The biggest casualty of unquestioning enthusiasm for war is democracy and rational thought

  • This essay is a piece of dissent at a time when dissent may not be welcome.
  • There is an air of achievement and competence, a feeling that we have given a fitting reply to Pakistan after pulwama incident.
  • Newspapers have in unison supported the government, and citizens, from actors to cricketers, have been content in stating their loyalty, literally issuing certificates to the government.

 Peace needs courage

  • One sees an instant unity which is almost miraculous.
  • This sense of unity does not tolerate difference.
  • War becomes an evangelical issue as each man desperately competes to prove his loyalty.
  • Doubt and dissent become impossible, rationality is rare, and pluralism a remote possibility.
  • There is a sense of solidarity with the ruling regime which is surreal.
  • Thought becomes a casualty as people conflate terms such as Kashmiri, Pakistani and Muslim while threatening citizens peacefully pursuing their livelihood.
  • One watches aghast as India turns war into a feud, indifferent to a wider conflagration.
  • In this movement of drum-beating, where jingoism as patriotism is the order of the day, a dissenting voice is not welcome.
  • But dissent demands that one faces one’s fellow citizens with probably more courage than one needs to face the enemy.

What war feels like

  • Sadly, India as a country has not experienced war as a totality, unlike Europe or other countries in Asia such as Vietnam or Afghanistan.
  • War has always been an activity at the border.
  • War is a trauma few nibble at in India.
  • When our leaders talk even of surgical strikes, one is not quite sure whether they know the difference between Haldighati or modern war.
  • They seem like actors enacting an outdated play.
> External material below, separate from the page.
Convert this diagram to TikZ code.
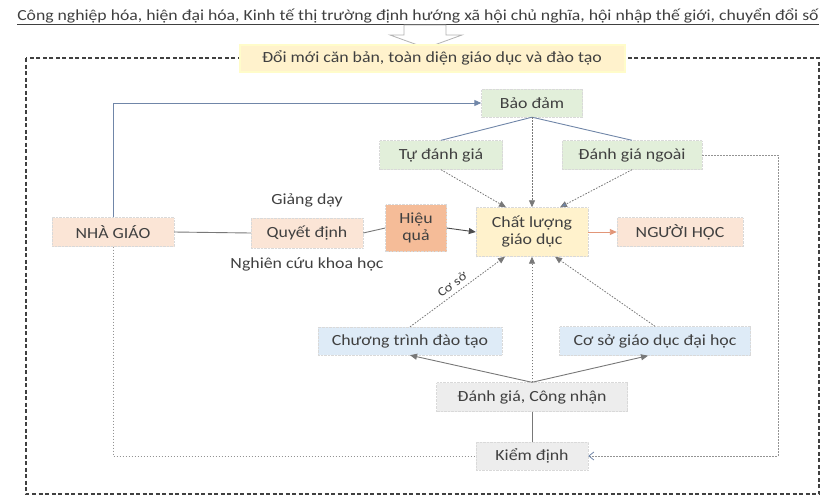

In fact, one wonders whether India as a society has thought through the idea of war.
  • Our strategists, our international relations experts fetishise security and patriotism.
  • The aridity of the idea of security has done more damage to freedom and democracy than any other modern concept.
  • Security as an official concept needs a genocidal count, an accounting of the number of lives and bodies destroyed in pursuing its logic.
  • The tom-tomming of such words in a bandwagon society destroys the power and pluralism of the idea of India as a society and a democracy.
  • The biggest casualty of such enthusiasm for war is democracy and rational thought.
  • Strategy today has been appropriated by the machismo of militarism and management.
  • Sadly, strategy shows that India is moving into a geopolitical trap where China, which treats Pakistan as a vassal state, is the prime beneficiary of Pulwama.
  • The Chinese as a society and a regime would be content to see an authoritarian India militarised, sans its greatest achievement which is democracy.
  • Peace is not an effeminate challenge to the machismo of the national security state as idol but a civilisational response to the easy brutality of the nation state.

Dissent as survival

  • Peace has responsibilities which an arid sense of patriotism may not have.
  • Yet we are condemned to conversation, to dialogue, to arguments persuading those who are sceptical about the very integrity of our being.
  • Dissent becomes an act of both survival and creative caring at this moment.
  • Our peace is a testimony and testament to a society that must return to its civilisational values.
  • It is an appeal to the dreams of the satyagrahi and a realisation that peace needs ideas, ideals and experiments to challenge the current hegemony of the nation state.
  • India as a civilisation cannot do otherwise.